--- begin ---

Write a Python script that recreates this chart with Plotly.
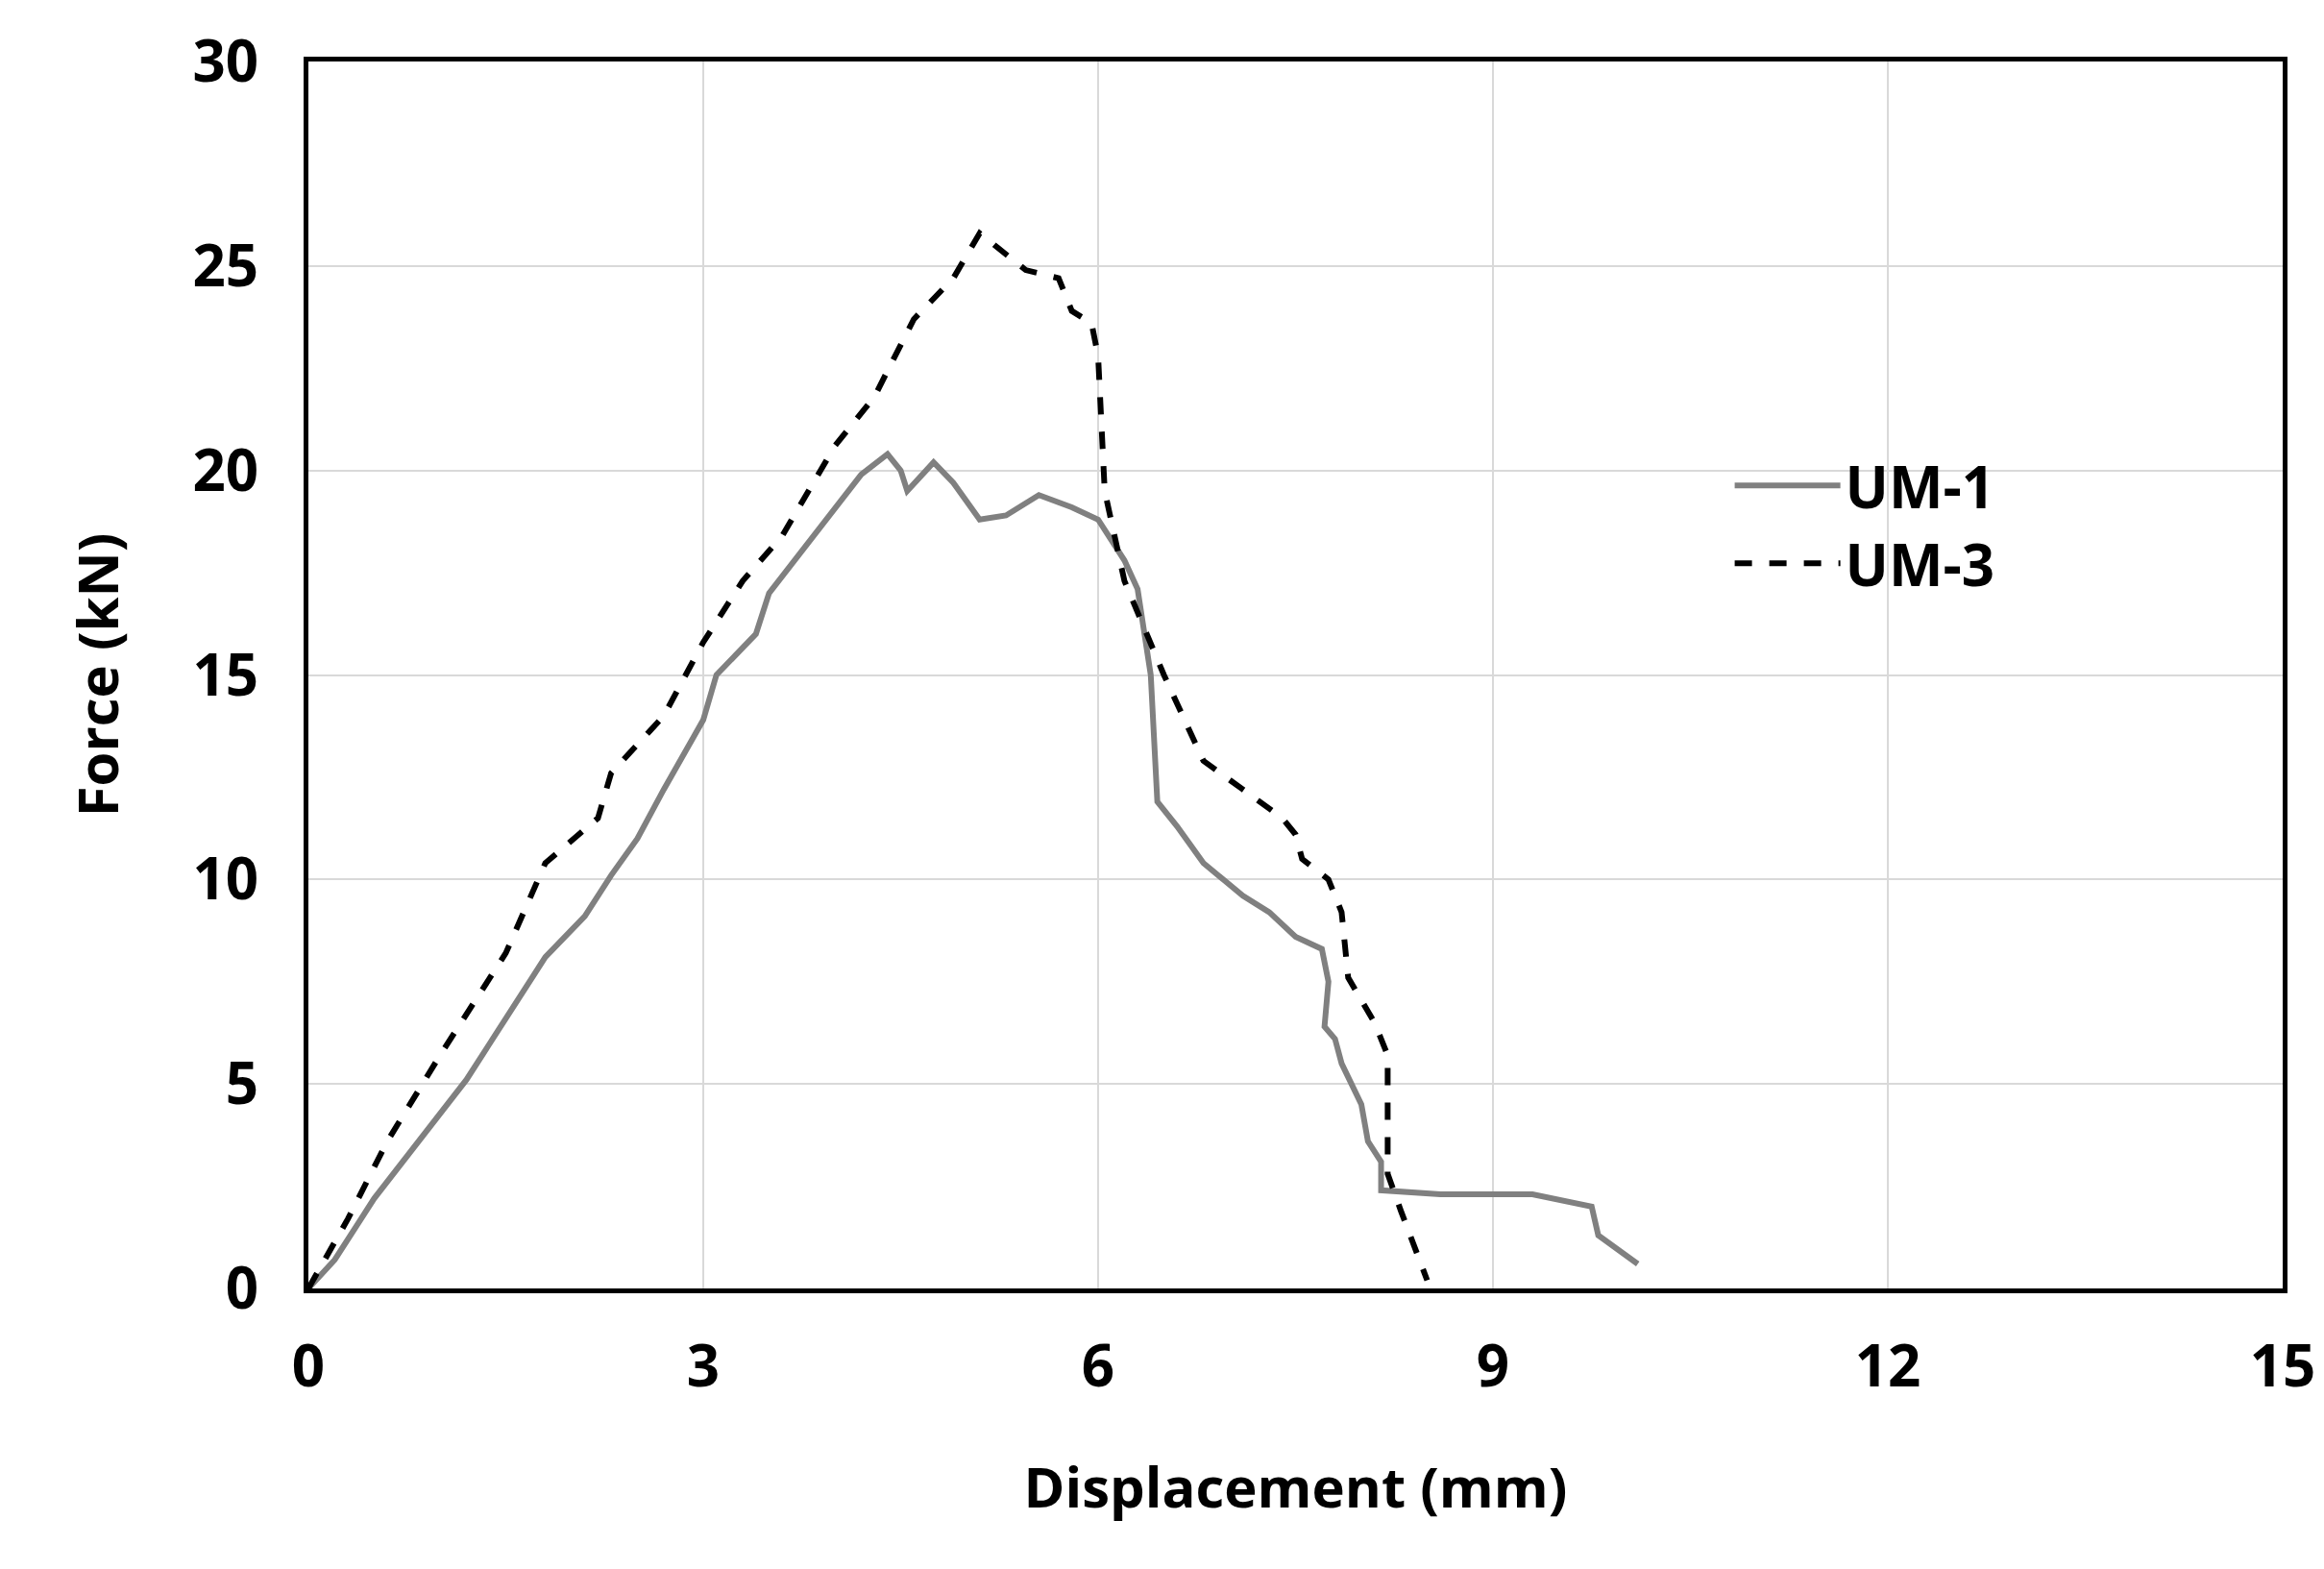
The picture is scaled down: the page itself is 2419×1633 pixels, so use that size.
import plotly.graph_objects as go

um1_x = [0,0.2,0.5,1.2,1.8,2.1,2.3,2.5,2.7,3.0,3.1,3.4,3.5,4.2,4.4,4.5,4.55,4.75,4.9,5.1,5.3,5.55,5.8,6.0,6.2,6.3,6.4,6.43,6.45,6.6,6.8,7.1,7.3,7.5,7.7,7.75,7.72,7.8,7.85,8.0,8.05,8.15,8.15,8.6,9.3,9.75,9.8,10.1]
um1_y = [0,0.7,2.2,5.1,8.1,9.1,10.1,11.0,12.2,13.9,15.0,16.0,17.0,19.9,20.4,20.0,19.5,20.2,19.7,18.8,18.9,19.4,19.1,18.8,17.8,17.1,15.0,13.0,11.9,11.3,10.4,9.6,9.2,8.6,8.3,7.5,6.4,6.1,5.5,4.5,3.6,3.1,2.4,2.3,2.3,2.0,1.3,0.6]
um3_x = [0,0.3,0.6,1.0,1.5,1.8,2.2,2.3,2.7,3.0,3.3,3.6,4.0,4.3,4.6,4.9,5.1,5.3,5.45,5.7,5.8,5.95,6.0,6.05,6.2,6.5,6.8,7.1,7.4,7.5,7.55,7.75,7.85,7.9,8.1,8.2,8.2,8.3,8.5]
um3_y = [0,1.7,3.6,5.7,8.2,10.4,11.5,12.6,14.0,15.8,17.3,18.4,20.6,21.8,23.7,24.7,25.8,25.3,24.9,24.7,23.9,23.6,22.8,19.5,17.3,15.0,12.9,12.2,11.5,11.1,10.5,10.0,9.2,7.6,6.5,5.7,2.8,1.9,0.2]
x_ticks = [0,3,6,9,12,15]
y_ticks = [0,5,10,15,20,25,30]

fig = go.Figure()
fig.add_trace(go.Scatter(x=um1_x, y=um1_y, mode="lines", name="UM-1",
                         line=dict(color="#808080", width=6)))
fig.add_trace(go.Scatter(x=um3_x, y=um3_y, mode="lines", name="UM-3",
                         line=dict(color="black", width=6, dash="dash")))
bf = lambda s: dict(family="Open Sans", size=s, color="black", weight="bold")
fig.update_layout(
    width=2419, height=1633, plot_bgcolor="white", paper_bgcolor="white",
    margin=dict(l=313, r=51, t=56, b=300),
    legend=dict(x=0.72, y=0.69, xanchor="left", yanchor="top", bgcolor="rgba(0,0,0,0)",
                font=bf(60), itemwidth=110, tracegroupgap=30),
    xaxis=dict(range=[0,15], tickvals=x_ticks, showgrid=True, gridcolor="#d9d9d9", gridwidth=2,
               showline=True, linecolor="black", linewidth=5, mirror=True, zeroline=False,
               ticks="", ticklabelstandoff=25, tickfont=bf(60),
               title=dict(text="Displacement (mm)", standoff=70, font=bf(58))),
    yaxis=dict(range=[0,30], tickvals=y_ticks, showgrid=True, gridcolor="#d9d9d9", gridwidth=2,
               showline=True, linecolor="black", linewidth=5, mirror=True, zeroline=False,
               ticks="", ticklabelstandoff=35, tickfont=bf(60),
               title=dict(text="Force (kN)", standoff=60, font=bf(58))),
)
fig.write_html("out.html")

--- end ---
--- begin ---

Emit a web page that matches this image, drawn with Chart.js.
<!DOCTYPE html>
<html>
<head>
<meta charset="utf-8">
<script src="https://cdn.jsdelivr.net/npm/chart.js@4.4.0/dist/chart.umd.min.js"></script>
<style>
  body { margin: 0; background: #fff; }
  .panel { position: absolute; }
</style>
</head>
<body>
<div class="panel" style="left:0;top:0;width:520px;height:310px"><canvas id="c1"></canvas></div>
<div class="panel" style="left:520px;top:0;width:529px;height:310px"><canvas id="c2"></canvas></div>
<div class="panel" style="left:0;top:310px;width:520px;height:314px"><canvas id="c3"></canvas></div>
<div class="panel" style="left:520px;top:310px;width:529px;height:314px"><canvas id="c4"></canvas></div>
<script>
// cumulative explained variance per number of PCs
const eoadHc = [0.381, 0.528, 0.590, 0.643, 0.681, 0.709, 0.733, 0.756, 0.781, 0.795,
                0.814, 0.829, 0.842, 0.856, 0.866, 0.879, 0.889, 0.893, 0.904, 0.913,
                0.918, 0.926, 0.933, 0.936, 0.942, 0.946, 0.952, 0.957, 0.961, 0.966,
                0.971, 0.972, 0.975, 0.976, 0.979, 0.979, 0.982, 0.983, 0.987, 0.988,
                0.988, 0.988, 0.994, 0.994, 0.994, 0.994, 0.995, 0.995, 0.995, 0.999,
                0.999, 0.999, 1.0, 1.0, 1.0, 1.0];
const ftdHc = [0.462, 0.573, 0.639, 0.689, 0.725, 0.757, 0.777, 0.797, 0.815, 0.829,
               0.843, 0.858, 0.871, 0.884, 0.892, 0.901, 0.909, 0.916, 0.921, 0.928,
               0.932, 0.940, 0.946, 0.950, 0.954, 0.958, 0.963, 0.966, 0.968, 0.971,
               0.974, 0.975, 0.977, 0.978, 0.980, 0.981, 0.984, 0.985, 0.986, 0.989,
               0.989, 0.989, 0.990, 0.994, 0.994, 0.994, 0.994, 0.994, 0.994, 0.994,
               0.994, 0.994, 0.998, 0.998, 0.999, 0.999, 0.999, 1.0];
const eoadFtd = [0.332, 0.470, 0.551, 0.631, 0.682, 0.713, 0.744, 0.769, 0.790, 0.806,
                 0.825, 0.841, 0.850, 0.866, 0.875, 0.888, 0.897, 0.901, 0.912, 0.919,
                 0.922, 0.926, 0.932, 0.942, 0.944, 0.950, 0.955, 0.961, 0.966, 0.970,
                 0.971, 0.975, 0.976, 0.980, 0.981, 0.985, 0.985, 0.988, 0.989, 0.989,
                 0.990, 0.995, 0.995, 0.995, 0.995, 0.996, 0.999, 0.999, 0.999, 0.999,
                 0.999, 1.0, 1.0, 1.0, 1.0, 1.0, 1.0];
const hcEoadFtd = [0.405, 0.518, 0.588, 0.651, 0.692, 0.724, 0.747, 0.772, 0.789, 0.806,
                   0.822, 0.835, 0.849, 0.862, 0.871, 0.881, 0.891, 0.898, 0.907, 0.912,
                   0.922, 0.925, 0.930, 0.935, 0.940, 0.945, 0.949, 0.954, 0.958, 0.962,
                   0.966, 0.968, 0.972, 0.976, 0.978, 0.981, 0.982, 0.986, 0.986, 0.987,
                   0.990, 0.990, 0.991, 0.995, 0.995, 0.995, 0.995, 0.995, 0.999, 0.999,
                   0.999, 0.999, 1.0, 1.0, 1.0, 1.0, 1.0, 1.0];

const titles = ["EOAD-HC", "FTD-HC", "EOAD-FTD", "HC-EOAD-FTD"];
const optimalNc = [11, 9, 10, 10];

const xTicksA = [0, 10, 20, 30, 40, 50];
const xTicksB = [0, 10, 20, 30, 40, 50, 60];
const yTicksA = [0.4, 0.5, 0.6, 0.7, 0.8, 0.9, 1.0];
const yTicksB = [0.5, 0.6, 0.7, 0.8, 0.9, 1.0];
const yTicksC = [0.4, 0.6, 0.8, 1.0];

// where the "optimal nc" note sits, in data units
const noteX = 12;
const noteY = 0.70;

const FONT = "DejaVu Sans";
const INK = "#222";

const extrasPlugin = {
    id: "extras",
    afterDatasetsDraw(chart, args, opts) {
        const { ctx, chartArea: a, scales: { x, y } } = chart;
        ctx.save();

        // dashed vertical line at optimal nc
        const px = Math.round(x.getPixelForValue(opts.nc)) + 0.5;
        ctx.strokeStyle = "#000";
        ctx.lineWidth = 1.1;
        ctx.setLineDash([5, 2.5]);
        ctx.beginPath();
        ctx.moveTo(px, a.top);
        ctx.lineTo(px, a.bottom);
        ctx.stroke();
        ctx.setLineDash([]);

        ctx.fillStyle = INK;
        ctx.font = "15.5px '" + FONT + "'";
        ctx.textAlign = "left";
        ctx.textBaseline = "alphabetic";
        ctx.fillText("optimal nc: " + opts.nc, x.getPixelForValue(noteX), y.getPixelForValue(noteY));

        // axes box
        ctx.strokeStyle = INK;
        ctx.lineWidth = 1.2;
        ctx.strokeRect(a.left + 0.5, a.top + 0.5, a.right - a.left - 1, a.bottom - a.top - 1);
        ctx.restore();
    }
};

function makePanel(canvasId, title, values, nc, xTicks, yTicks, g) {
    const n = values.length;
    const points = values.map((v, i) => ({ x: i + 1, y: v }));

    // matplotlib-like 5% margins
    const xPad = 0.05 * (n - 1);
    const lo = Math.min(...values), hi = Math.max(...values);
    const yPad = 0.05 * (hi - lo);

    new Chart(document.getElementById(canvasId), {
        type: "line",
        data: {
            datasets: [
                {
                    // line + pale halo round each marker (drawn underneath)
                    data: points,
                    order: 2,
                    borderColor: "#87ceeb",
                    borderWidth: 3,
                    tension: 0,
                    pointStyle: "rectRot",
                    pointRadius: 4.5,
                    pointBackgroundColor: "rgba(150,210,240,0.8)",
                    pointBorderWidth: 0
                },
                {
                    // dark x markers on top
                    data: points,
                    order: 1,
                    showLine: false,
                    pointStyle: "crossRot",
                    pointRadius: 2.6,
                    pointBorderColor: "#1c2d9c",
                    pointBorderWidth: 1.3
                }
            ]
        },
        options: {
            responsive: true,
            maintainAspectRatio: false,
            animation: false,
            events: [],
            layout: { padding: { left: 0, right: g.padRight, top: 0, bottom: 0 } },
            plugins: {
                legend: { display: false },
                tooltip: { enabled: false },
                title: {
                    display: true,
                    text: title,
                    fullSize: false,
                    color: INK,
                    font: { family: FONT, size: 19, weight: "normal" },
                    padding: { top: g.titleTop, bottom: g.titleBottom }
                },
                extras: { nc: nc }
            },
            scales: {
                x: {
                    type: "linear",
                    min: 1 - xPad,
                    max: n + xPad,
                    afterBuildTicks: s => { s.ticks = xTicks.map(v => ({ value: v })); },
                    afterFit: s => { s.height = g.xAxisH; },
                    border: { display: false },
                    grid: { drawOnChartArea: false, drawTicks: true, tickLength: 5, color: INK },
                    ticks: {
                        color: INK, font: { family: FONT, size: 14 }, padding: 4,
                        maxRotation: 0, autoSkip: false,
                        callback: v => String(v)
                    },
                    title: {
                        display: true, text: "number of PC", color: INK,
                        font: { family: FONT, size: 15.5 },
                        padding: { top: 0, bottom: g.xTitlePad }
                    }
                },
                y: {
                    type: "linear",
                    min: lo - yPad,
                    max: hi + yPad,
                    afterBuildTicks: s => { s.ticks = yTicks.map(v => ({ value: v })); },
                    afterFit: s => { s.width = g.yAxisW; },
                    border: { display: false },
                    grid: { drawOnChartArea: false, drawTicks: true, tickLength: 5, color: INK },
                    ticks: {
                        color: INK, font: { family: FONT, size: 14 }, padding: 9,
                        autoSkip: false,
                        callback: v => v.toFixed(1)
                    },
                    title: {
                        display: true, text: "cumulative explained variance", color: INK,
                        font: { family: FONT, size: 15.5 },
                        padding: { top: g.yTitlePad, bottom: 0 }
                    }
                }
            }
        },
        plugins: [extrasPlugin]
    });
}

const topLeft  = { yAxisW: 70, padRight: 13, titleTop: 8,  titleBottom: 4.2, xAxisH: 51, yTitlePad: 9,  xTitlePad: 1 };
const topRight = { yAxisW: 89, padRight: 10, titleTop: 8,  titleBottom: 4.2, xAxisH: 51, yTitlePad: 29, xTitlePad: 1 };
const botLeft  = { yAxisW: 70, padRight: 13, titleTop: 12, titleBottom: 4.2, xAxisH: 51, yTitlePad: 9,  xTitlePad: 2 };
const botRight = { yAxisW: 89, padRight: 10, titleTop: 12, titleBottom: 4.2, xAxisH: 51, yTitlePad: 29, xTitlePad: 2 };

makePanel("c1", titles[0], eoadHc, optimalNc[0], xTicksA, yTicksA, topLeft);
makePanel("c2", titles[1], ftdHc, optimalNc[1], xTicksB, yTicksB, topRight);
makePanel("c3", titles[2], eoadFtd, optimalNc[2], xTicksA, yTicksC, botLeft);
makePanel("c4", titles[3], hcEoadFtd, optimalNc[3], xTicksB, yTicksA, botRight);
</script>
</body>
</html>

--- end ---
--- begin ---

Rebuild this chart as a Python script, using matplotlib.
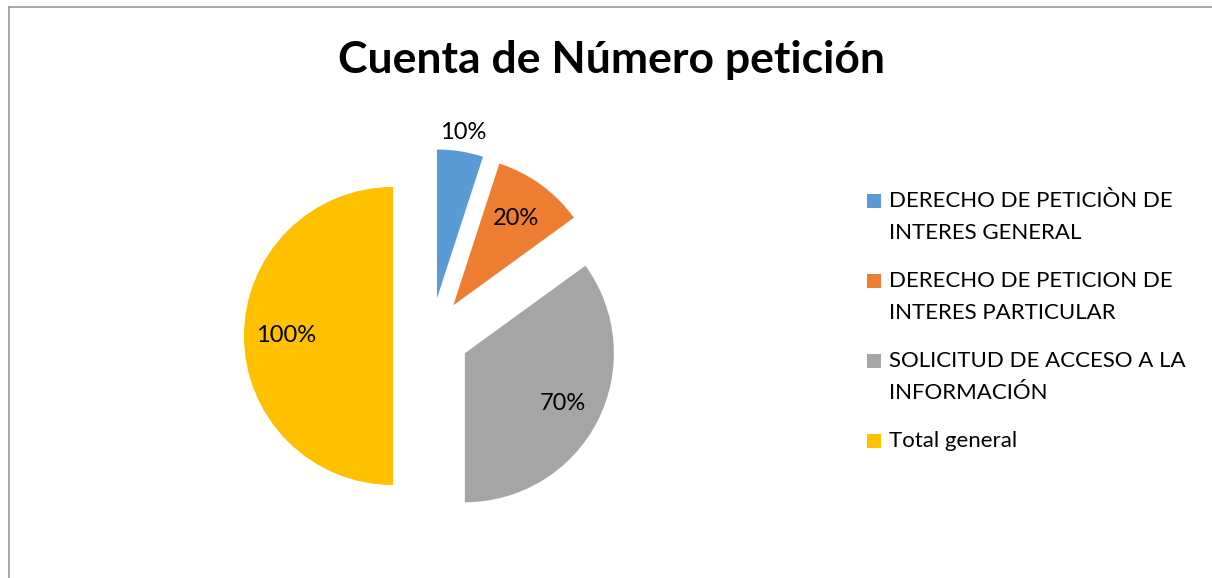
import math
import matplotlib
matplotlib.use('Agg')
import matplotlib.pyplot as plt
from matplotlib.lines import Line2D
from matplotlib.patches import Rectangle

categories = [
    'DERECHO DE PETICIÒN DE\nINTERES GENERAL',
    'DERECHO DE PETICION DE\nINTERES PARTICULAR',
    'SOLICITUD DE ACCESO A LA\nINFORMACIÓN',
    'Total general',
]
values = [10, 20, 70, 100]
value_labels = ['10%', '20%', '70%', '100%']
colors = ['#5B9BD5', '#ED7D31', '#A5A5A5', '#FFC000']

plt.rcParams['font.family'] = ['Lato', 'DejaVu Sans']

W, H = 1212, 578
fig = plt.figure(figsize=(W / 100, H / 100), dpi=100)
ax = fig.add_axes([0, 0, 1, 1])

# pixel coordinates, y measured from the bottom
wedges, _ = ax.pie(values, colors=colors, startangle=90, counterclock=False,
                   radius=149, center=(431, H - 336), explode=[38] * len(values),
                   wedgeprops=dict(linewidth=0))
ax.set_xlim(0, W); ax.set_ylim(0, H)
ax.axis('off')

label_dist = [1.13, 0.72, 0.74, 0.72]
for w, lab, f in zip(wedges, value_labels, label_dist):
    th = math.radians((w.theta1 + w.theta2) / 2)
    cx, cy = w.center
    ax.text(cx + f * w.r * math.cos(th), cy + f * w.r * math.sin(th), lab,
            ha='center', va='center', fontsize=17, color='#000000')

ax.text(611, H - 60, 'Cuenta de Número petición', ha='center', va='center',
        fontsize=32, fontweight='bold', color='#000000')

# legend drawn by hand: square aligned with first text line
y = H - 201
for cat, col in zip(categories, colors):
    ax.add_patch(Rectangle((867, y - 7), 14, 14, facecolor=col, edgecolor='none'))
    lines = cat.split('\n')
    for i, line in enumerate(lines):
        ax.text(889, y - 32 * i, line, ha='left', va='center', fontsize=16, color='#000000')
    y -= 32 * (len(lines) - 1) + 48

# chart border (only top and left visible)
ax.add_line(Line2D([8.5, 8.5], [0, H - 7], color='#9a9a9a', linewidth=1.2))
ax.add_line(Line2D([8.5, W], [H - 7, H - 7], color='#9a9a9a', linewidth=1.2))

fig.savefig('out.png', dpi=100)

--- end ---

■ TASK DIRECTIONS
From the line with "The picture is" through the line with "import plotly.graph_objects as go", set down every line exactly and nothing besides.

■ SOLUTION
The picture is scaled down: the page itself is 2419×1633 pixels, so use that size.
import plotly.graph_objects as go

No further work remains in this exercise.